- **Do this**
Reproduce the listing word for word. Skip any image.

++++ Given material

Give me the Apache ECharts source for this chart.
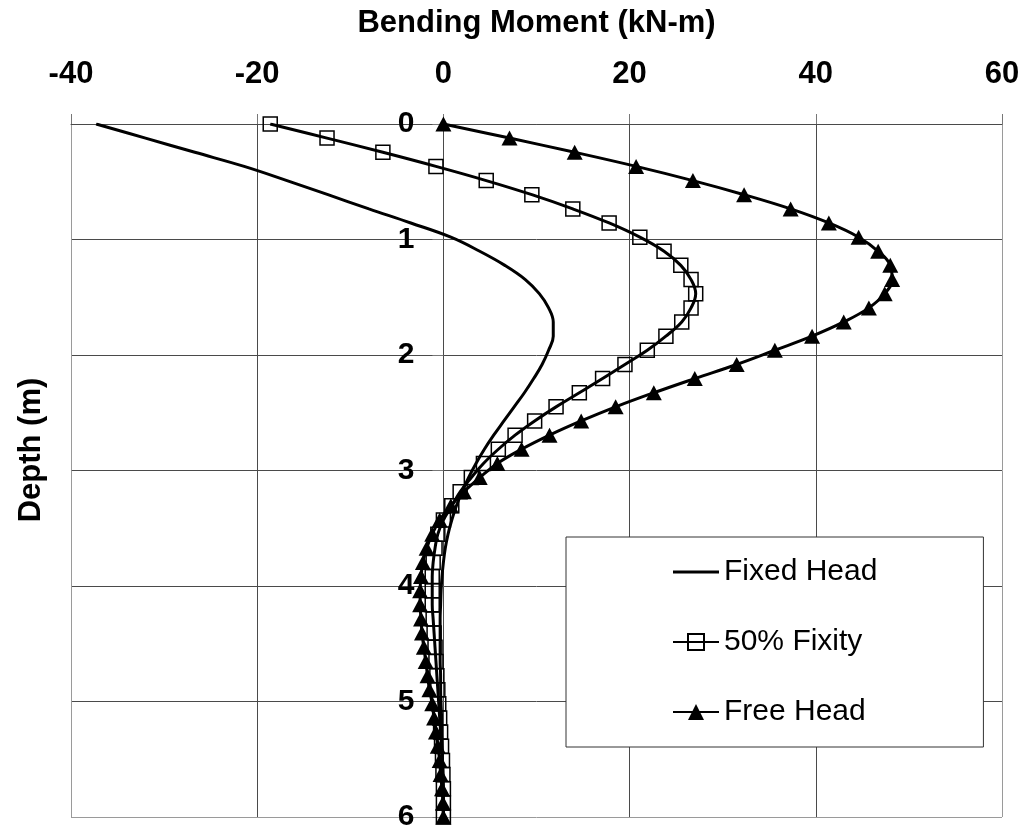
<!DOCTYPE html>
<html>
<head>
<meta charset="utf-8">
<title>Bending Moment vs Depth</title>
<script src="https://cdn.jsdelivr.net/npm/echarts@6/dist/echarts.min.js"></script>
<style>
  html, body { margin: 0; padding: 0; background: #fff; }
  #chart { width: 1023px; height: 832px; }
</style>
</head>
<body>
<div id="chart"></div>
<script>
// Depth below pile head (m), shared by all three profiles
const depths = [
  0.000, 0.122, 0.245, 0.367, 0.490, 0.612, 0.735, 0.857, 0.980, 1.102,
  1.224, 1.347, 1.469, 1.592, 1.714, 1.837, 1.959, 2.082, 2.204, 2.327,
  2.449, 2.571, 2.694, 2.816, 2.939, 3.061, 3.184, 3.306, 3.429, 3.551,
  3.673, 3.796, 3.918, 4.041, 4.163, 4.286, 4.408, 4.531, 4.653, 4.776,
  4.898, 5.020, 5.143, 5.265, 5.388, 5.510, 5.633, 5.755, 5.878, 6.000
];

// Bending moment (kN-m) for each head condition
const fixedHead = [
  -37.3, -32.0, -26.7, -21.4, -16.8, -12.4, -8.0, -3.5, 0.8, 3.9,
  6.6, 8.8, 10.3, 11.3, 11.8, 11.8, 11.3, 10.6, 9.7, 8.7,
  7.6, 6.5, 5.4, 4.4, 3.5, 2.7, 2.0, 1.4, 0.9, 0.5,
  0.2, 0.0, -0.15, -0.25, -0.3, -0.35, -0.35, -0.35, -0.35, -0.3,
  -0.3, -0.25, -0.2, -0.2, -0.15, -0.1, -0.05, -0.05, 0.0, 0.0
];
const fixity50 = [
  -18.6, -12.5, -6.5, -0.8, 4.6, 9.5, 13.9, 17.8, 21.1, 23.7,
  25.5, 26.6, 27.1, 26.6, 25.6, 23.9, 21.9, 19.5, 17.1, 14.6,
  12.1, 9.8, 7.7, 5.9, 4.3, 3.0, 1.8, 0.9, 0.0, -0.6,
  -0.9, -1.1, -1.2, -1.2, -1.2, -1.1, -1.0, -0.9, -0.8, -0.7,
  -0.6, -0.5, -0.4, -0.3, -0.2, -0.1, -0.05, 0.0, 0.0, 0.0
];
const freeHead = [
  0.0, 7.1, 14.1, 20.7, 26.8, 32.3, 37.3, 41.4, 44.6, 46.7,
  48.0, 48.2, 47.4, 45.7, 43.0, 39.6, 35.6, 31.5, 27.0, 22.6,
  18.5, 14.8, 11.4, 8.4, 5.8, 3.9, 2.2, 0.8, -0.4, -1.2,
  -1.8, -2.2, -2.4, -2.5, -2.5, -2.4, -2.3, -2.1, -1.9, -1.7,
  -1.5, -1.2, -1.0, -0.8, -0.6, -0.4, -0.3, -0.15, -0.05, 0.0
];

const seriesNames = ['Fixed Head', '50% Fixity', 'Free Head'];
const xTicks = { min: -40, max: 60, step: 20 };
const yTicks = { min: 0, max: 6, step: 1 };

const FONT = '"Liberation Sans", Arial, sans-serif';

function pairs(values) {
  return values.map((v, i) => [v, depths[i]]);
}

const chart = echarts.init(document.getElementById('chart'), null, { renderer: 'canvas' });

const gridLeft = 71;
const gridWidth = 931;
// depth axis sits on the zero-moment line
const zeroShift = gridWidth * (0 - xTicks.min) / (xTicks.max - xTicks.min);

const edge = '#9a9a9a';
const inner = '#4a4a4a';

chart.setOption({
  animation: false,
  backgroundColor: '#fff',
  grid: { left: gridLeft, width: gridWidth, top: 124, bottom: 9, containLabel: false },
  xAxis: {
    type: 'value',
    position: 'top',
    min: xTicks.min,
    max: xTicks.max,
    interval: xTicks.step,
    name: 'Bending Moment (kN-m)',
    nameLocation: 'middle',
    nameGap: 85,
    nameTextStyle: { fontFamily: FONT, fontWeight: 'bold', fontSize: 31, color: '#000' },
    axisLine: { show: true, onZero: false, lineStyle: { color: inner, width: 1 } },
    axisTick: { show: true, inside: false, length: 10, lineStyle: { color: '#777' } },
    axisLabel: { margin: 34, fontFamily: FONT, fontWeight: 'bold', fontSize: 31, color: '#000' },
    splitLine: {
      show: true,
      lineStyle: { color: [edge, inner, inner, inner, inner, edge], width: 1 }
    }
  },
  yAxis: {
    type: 'value',
    position: 'left',
    offset: -zeroShift,
    inverse: true,
    min: yTicks.min,
    max: yTicks.max,
    interval: yTicks.step,
    axisLine: { show: true, onZero: false, lineStyle: { color: inner, width: 1 } },
    axisTick: { show: true, inside: false, length: 11, lineStyle: { color: '#777' } },
    axisLabel: { margin: 29, fontFamily: FONT, fontWeight: 'bold', fontSize: 30, color: '#000' },
    splitLine: {
      show: true,
      lineStyle: { color: [inner, inner, inner, inner, inner, inner, edge], width: 1 }
    }
  },
  legend: {
    orient: 'vertical',
    left: 566,
    top: 537,
    padding: [20, 106, 20, 106],
    itemGap: 40,
    itemWidth: 46,
    itemHeight: 20,
    backgroundColor: '#fff',
    borderColor: '#333',
    borderWidth: 1,
    textStyle: { fontFamily: FONT, fontSize: 30, color: '#000', lineHeight: 30 },
    data: [
      { name: seriesNames[0], icon: 'path://M0 0H46V3H0Z' },
      { name: seriesNames[1] },
      { name: seriesNames[2] }
    ]
  },
  graphic: [{
    type: 'text',
    x: 31,
    y: 450,
    rotation: Math.PI / 2,
    style: {
      text: 'Depth (m)',
      font: 'bold 31px ' + FONT,
      fill: '#000',
      align: 'center',
      verticalAlign: 'middle'
    }
  }],
  series: [
    {
      name: seriesNames[0],
      type: 'line',
      data: pairs(fixedHead),
      smooth: 0.4,
      symbol: 'none',
      itemStyle: { color: '#000' },
      lineStyle: { color: '#000', width: 3 },
      z: 3
    },
    {
      name: seriesNames[1],
      type: 'line',
      data: pairs(fixity50),
      smooth: 0.4,
      symbol: 'rect',
      symbolSize: 14,
      showAllSymbol: true,
      // open square markers: the curve shows through them
      itemStyle: { color: 'rgba(255,255,255,0)', borderColor: '#000', borderWidth: 1.5 },
      lineStyle: { color: '#000', width: 3 },
      z: 4
    },
    {
      name: seriesNames[2],
      type: 'line',
      data: pairs(freeHead),
      smooth: 0.4,
      symbol: 'triangle',
      symbolSize: [16, 15],
      showAllSymbol: true,
      itemStyle: { color: '#000' },
      lineStyle: { color: '#000', width: 3 },
      z: 5
    }
  ]
});
</script>
</body>
</html>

++++++++

- **Exercise result**
Give me the Apache ECharts source for this chart.
<!DOCTYPE html>
<html>
<head>
<meta charset="utf-8">
<title>Bending Moment vs Depth</title>
<script src="https://cdn.jsdelivr.net/npm/echarts@6/dist/echarts.min.js"></script>
<style>
  html, body { margin: 0; padding: 0; background: #fff; }
  #chart { width: 1023px; height: 832px; }
</style>
</head>
<body>
<div id="chart"></div>
<script>
// Depth below pile head (m), shared by all three profiles
const depths = [
  0.000, 0.122, 0.245, 0.367, 0.490, 0.612, 0.735, 0.857, 0.980, 1.102,
  1.224, 1.347, 1.469, 1.592, 1.714, 1.837, 1.959, 2.082, 2.204, 2.327,
  2.449, 2.571, 2.694, 2.816, 2.939, 3.061, 3.184, 3.306, 3.429, 3.551,
  3.673, 3.796, 3.918, 4.041, 4.163, 4.286, 4.408, 4.531, 4.653, 4.776,
  4.898, 5.020, 5.143, 5.265, 5.388, 5.510, 5.633, 5.755, 5.878, 6.000
];

// Bending moment (kN-m) for each head condition
const fixedHead = [
  -37.3, -32.0, -26.7, -21.4, -16.8, -12.4, -8.0, -3.5, 0.8, 3.9,
  6.6, 8.8, 10.3, 11.3, 11.8, 11.8, 11.3, 10.6, 9.7, 8.7,
  7.6, 6.5, 5.4, 4.4, 3.5, 2.7, 2.0, 1.4, 0.9, 0.5,
  0.2, 0.0, -0.15, -0.25, -0.3, -0.35, -0.35, -0.35, -0.35, -0.3,
  -0.3, -0.25, -0.2, -0.2, -0.15, -0.1, -0.05, -0.05, 0.0, 0.0
];
const fixity50 = [
  -18.6, -12.5, -6.5, -0.8, 4.6, 9.5, 13.9, 17.8, 21.1, 23.7,
  25.5, 26.6, 27.1, 26.6, 25.6, 23.9, 21.9, 19.5, 17.1, 14.6,
  12.1, 9.8, 7.7, 5.9, 4.3, 3.0, 1.8, 0.9, 0.0, -0.6,
  -0.9, -1.1, -1.2, -1.2, -1.2, -1.1, -1.0, -0.9, -0.8, -0.7,
  -0.6, -0.5, -0.4, -0.3, -0.2, -0.1, -0.05, 0.0, 0.0, 0.0
];
const freeHead = [
  0.0, 7.1, 14.1, 20.7, 26.8, 32.3, 37.3, 41.4, 44.6, 46.7,
  48.0, 48.2, 47.4, 45.7, 43.0, 39.6, 35.6, 31.5, 27.0, 22.6,
  18.5, 14.8, 11.4, 8.4, 5.8, 3.9, 2.2, 0.8, -0.4, -1.2,
  -1.8, -2.2, -2.4, -2.5, -2.5, -2.4, -2.3, -2.1, -1.9, -1.7,
  -1.5, -1.2, -1.0, -0.8, -0.6, -0.4, -0.3, -0.15, -0.05, 0.0
];

const seriesNames = ['Fixed Head', '50% Fixity', 'Free Head'];
const xTicks = { min: -40, max: 60, step: 20 };
const yTicks = { min: 0, max: 6, step: 1 };

const FONT = '"Liberation Sans", Arial, sans-serif';

function pairs(values) {
  return values.map((v, i) => [v, depths[i]]);
}

const chart = echarts.init(document.getElementById('chart'), null, { renderer: 'canvas' });

const gridLeft = 71;
const gridWidth = 931;
// depth axis sits on the zero-moment line
const zeroShift = gridWidth * (0 - xTicks.min) / (xTicks.max - xTicks.min);

const edge = '#9a9a9a';
const inner = '#4a4a4a';

chart.setOption({
  animation: false,
  backgroundColor: '#fff',
  grid: { left: gridLeft, width: gridWidth, top: 124, bottom: 9, containLabel: false },
  xAxis: {
    type: 'value',
    position: 'top',
    min: xTicks.min,
    max: xTicks.max,
    interval: xTicks.step,
    name: 'Bending Moment (kN-m)',
    nameLocation: 'middle',
    nameGap: 85,
    nameTextStyle: { fontFamily: FONT, fontWeight: 'bold', fontSize: 31, color: '#000' },
    axisLine: { show: true, onZero: false, lineStyle: { color: inner, width: 1 } },
    axisTick: { show: true, inside: false, length: 10, lineStyle: { color: '#777' } },
    axisLabel: { margin: 34, fontFamily: FONT, fontWeight: 'bold', fontSize: 31, color: '#000' },
    splitLine: {
      show: true,
      lineStyle: { color: [edge, inner, inner, inner, inner, edge], width: 1 }
    }
  },
  yAxis: {
    type: 'value',
    position: 'left',
    offset: -zeroShift,
    inverse: true,
    min: yTicks.min,
    max: yTicks.max,
    interval: yTicks.step,
    axisLine: { show: true, onZero: false, lineStyle: { color: inner, width: 1 } },
    axisTick: { show: true, inside: false, length: 11, lineStyle: { color: '#777' } },
    axisLabel: { margin: 29, fontFamily: FONT, fontWeight: 'bold', fontSize: 30, color: '#000' },
    splitLine: {
      show: true,
      lineStyle: { color: [inner, inner, inner, inner, inner, inner, edge], width: 1 }
    }
  },
  legend: {
    orient: 'vertical',
    left: 566,
    top: 537,
    padding: [20, 106, 20, 106],
    itemGap: 40,
    itemWidth: 46,
    itemHeight: 20,
    backgroundColor: '#fff',
    borderColor: '#333',
    borderWidth: 1,
    textStyle: { fontFamily: FONT, fontSize: 30, color: '#000', lineHeight: 30 },
    data: [
      { name: seriesNames[0], icon: 'path://M0 0H46V3H0Z' },
      { name: seriesNames[1] },
      { name: seriesNames[2] }
    ]
  },
  graphic: [{
    type: 'text',
    x: 31,
    y: 450,
    rotation: Math.PI / 2,
    style: {
      text: 'Depth (m)',
      font: 'bold 31px ' + FONT,
      fill: '#000',
      align: 'center',
      verticalAlign: 'middle'
    }
  }],
  series: [
    {
      name: seriesNames[0],
      type: 'line',
      data: pairs(fixedHead),
      smooth: 0.4,
      symbol: 'none',
      itemStyle: { color: '#000' },
      lineStyle: { color: '#000', width: 3 },
      z: 3
    },
    {
      name: seriesNames[1],
      type: 'line',
      data: pairs(fixity50),
      smooth: 0.4,
      symbol: 'rect',
      symbolSize: 14,
      showAllSymbol: true,
      // open square markers: the curve shows through them
      itemStyle: { color: 'rgba(255,255,255,0)', borderColor: '#000', borderWidth: 1.5 },
      lineStyle: { color: '#000', width: 3 },
      z: 4
    },
    {
      name: seriesNames[2],
      type: 'line',
      data: pairs(freeHead),
      smooth: 0.4,
      symbol: 'triangle',
      symbolSize: [16, 15],
      showAllSymbol: true,
      itemStyle: { color: '#000' },
      lineStyle: { color: '#000', width: 3 },
      z: 5
    }
  ]
});
</script>
</body>
</html>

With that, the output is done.